Iran's Ambassador to Venezuela Hojat Soltani has denied media reports about the seizure of Iranian cargo vessels carrying gasoline to the Latin American country by the US, calling such claims a piece of "psychological warfare by the US propaganda machine". He stressed that the ships actually seized have nothing to do with Iran and its help for Venezuela in the form of fuel shipments.
"The tankers are neither Iranian, nor do their owners or flags have anything to do with Iran. The terrorist Trump just wants to cover up the humiliation of his failure against the great nation of Iran by scattering false propaganda", Soltani said.
The ambassador further stated that Tehran would retaliate against any hostile actions directed against its ships and Iran's legal right to ship its goods.
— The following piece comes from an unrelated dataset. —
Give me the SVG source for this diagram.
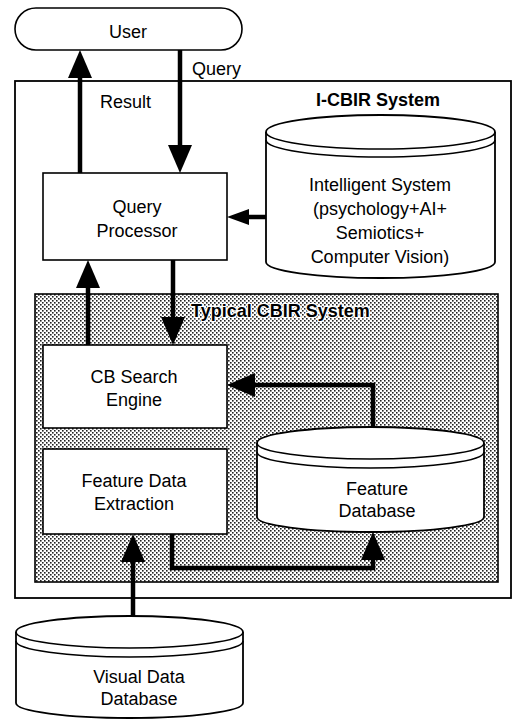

The Wall Street Journal previously reported, citing anonymous officials, that four ships, the Luna, Pandi, Bering, and Bella, purportedly carrying Iranian fuel to the Latin American country suffering from gasoline shortages, had been seized by US forces. The newspaper claims that the American authorities managed to take control of the ships and confiscated their cargo, adding that right now they are sailing towards a port in Houston.
The Marine Traffic service shows that all four vessels presumably seized by the US have not updated their positions in the tracking system since May or June, with most of them sailing under the Liberian flag. However, the media claims that the tankers were privately owned and allegedly hired by Iran for the job. The newspaper claims they were originally a part of a larger flotilla allegedly sailing towards Venezuela and escorted by an Iranian Navy ship, but these four peeled off from the group at some point.
Iranian Aid to Venezuela
Both Venezuela and Iran are suffering from US sanctions limiting their oil trade among other things. Their impact along with an economic crisis has crippled Venezuela's ability to refine extremely heavy blend of oil extracted from its oilfields into gasoline, leading to countrywide shortages.
Unable to resolve the issue by themselves, Caracas had requested aid from Tehran, who later sent out five tankers filled with gasoline and components needed for Venezuela to refine its own. The cargo ships reached their destination despite media reports suggesting that Washington had mulled using its Caribbean-based navy to intercept the five vessels sailing under Iranian flags. Instead, the US chose to go after private shipping companies that allegedly agreed to ship additional volumes of Iranian fuel to the Latin American nation.
The White House claims that Iran is paid in gold from Venezuelan state reserves for the fuel purportedly used to keep elected president, Nicolas Maduro, whom the US tried to topple last year, in power. Both Tehran and Caracas condemned the American statements, with Iran noting that Washington doesn't have a clue about the nature of the cooperation between the two countries.